Rates of Stay-at-Home Dads Are on the Rise but How Do They Compare to Stay-at-Home Moms?
Back in September, a study published in the Journal of Family Issues noted that more than half-million dads were staying home with the kids as stay-at-home fathers. The research, which was conducted by sociologist Karen Z. Kramer of the University of Illinois, found that over the past decade more than 550,000 men were stay-at-home fathers, which is about 3.5 percent of the married with kids population. In the 1970s, only about 2 percent of that same population belonged to stay at-home fathers. The data was collected from the Current Population Survey conducted by the US Census Bureau and the Bureau of Labor Statistics. But a new bar graph taken from the US Census shows that the margin between stay-at-home mothers and stay-at-home fathers is wider than ever. Take a look:
It’s interesting to see just how much the number of SAHDs has grown from 1194 onward — and though the numbers dipped in 1999, 2001 and 2008 (which were, unsurprisingly, tough years for the American economy), they quickly shot back up to new highs the year after, with the largest growth taking place between 2001 and 2002 and 2012 to 2013.
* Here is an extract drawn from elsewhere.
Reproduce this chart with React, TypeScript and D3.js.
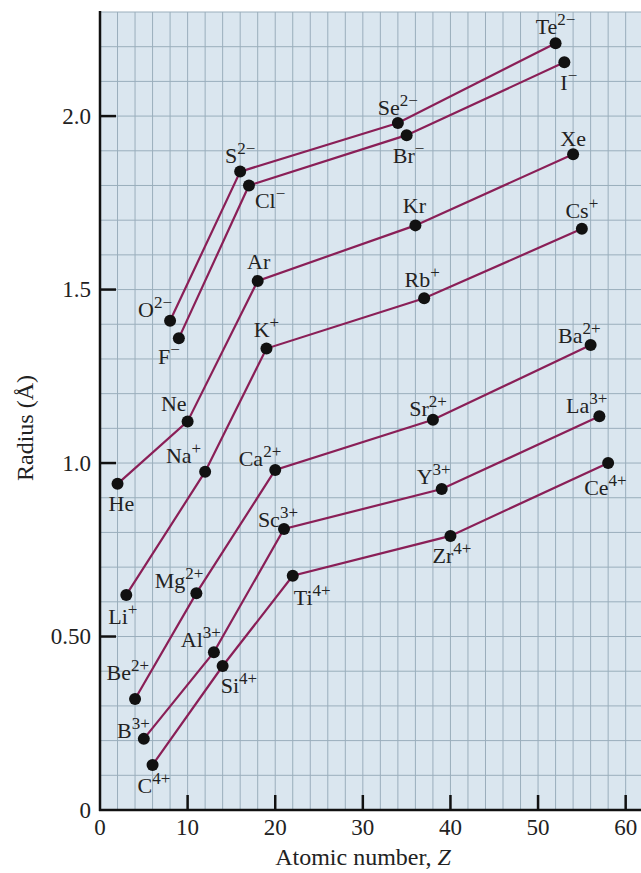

For her study, Kramer took noted that in 2000 one-in-five families had a father who embraced the stay-at-home life. She wrote, “the change from virtually no fathers reporting that they stay at home to more than one-fifth of fathers (staying) at home… indicates a major shift in domestic and family arrangements. Once a family gets into the routine of functioning as a SAHF (stay-at-home-father) household the husband becomes more selective about which jobs he’ll accept, and he’ll only go back to work if he finds something he thinks is appropriate.”
At this time, The Census Bureau estimates that more than 626,000 men with freelance or part-time jobs were stay-at-home fathers.
Do you think we’ll start to see more and more dads staying home with the kids?